EXERCISE INSTRUCTIONS: Start at the line where "Generate a Python" appears and end at the line where "from bokeh.resources import INLINE" appears; repeat those lines exactly, both ends included, leaving pictures behind.

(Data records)
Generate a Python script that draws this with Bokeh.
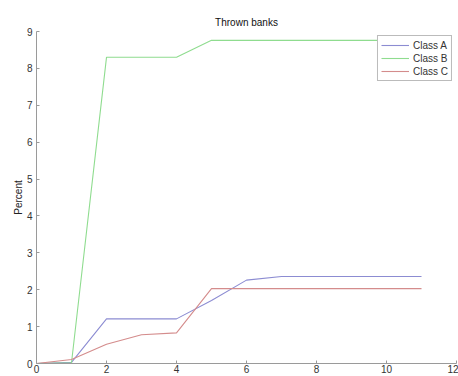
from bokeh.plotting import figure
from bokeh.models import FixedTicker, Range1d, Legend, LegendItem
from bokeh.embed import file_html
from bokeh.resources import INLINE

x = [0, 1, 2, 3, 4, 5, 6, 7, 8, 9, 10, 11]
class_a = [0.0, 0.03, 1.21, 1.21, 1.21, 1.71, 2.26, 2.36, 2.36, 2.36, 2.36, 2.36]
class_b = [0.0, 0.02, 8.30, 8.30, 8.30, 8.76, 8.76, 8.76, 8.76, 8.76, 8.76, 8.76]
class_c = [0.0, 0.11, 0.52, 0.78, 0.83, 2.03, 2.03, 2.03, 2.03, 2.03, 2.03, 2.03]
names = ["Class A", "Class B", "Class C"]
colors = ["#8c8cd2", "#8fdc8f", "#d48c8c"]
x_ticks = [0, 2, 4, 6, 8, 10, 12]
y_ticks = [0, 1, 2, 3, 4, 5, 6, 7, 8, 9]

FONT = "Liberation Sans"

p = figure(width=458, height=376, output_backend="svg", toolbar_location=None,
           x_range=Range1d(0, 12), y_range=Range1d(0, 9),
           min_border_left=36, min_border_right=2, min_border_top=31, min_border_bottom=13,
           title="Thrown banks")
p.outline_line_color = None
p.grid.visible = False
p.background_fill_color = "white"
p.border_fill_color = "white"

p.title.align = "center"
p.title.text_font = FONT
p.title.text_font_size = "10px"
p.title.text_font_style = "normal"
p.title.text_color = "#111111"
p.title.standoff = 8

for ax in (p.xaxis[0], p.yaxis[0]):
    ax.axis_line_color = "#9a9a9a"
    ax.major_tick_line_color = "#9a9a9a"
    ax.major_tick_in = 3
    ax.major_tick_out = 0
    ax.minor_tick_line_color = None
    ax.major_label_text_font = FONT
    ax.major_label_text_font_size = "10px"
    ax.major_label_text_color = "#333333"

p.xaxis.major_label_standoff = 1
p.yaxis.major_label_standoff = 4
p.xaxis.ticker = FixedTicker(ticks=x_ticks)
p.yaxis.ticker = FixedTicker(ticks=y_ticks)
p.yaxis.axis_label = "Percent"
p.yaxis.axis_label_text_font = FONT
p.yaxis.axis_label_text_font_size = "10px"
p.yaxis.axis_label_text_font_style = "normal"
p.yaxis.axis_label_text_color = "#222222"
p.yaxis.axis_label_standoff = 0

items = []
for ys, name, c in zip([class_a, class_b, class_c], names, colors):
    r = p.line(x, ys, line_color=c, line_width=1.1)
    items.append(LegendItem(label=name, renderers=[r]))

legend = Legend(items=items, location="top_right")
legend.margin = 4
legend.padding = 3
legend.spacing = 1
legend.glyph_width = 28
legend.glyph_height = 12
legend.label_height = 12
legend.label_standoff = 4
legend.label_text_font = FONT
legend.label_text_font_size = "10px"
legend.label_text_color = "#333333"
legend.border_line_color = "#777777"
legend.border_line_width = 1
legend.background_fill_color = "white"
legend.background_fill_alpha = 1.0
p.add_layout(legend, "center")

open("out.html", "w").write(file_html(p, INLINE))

...

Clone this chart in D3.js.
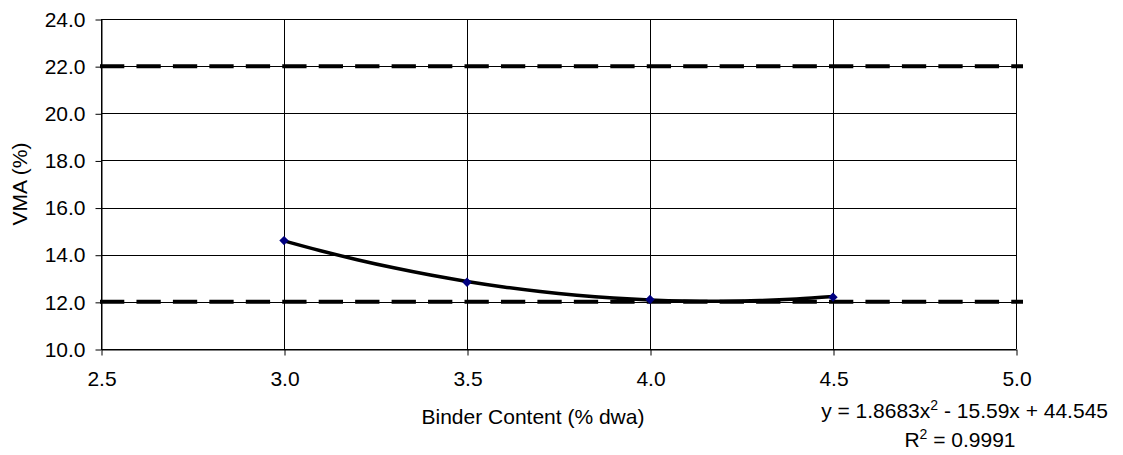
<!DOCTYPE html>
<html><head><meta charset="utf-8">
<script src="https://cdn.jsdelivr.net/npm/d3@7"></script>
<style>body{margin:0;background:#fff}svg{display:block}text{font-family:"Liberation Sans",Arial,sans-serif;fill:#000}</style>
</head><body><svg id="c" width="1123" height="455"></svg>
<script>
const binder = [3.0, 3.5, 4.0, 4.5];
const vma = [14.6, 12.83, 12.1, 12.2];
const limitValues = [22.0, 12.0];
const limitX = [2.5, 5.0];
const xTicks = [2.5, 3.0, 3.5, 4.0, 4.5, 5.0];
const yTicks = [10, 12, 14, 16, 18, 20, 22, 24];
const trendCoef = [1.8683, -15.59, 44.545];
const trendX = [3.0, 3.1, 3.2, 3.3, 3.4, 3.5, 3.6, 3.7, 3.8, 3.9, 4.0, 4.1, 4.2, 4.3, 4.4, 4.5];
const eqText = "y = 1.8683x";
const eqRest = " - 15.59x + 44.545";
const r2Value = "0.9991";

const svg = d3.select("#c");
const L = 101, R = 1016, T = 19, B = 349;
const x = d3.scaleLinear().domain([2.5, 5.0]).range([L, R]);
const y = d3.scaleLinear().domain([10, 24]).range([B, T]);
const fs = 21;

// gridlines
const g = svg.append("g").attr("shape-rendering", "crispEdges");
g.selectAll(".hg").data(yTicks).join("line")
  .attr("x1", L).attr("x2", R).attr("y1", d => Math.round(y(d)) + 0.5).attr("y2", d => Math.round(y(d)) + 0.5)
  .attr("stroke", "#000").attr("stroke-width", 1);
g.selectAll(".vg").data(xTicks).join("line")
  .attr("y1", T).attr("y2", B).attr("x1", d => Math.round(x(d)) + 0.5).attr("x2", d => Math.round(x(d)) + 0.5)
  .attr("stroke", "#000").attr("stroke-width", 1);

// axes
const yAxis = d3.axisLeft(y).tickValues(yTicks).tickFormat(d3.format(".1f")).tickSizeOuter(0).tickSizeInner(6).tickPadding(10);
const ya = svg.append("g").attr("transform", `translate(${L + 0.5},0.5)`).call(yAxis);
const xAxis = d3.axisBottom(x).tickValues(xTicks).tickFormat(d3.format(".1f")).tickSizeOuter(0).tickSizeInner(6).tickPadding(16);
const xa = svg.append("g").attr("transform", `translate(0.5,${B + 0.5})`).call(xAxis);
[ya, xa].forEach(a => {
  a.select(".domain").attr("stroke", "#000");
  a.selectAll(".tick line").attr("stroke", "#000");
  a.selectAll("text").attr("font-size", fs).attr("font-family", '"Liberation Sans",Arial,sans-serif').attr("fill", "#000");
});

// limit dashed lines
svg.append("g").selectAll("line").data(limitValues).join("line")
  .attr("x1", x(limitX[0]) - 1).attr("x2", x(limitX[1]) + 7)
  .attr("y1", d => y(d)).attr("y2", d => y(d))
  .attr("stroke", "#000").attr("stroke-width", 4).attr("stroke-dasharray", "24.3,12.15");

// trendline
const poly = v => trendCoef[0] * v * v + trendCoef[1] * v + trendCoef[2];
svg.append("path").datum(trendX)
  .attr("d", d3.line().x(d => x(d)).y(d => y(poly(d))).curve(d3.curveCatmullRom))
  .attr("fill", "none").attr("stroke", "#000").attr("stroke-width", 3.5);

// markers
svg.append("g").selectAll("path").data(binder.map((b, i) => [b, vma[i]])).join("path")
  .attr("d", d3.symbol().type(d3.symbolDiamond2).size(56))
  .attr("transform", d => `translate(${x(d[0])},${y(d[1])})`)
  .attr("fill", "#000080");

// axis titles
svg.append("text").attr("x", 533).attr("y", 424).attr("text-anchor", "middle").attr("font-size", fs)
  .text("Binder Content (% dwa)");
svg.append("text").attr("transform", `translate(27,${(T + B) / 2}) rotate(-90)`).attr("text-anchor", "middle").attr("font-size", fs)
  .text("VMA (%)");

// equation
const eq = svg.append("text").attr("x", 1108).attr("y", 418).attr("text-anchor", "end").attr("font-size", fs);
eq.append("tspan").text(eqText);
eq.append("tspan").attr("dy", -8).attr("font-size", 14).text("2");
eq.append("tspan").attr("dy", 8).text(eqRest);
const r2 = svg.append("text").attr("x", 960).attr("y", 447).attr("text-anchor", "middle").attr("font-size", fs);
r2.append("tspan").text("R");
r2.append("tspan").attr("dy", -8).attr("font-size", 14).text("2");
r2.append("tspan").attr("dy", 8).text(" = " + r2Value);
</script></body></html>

RESULT:
Generate a Python script that draws this with Bokeh.
from bokeh.plotting import figure
from bokeh.models import FixedTicker, Range1d, Legend, LegendItem
from bokeh.embed import file_html
from bokeh.resources import INLINE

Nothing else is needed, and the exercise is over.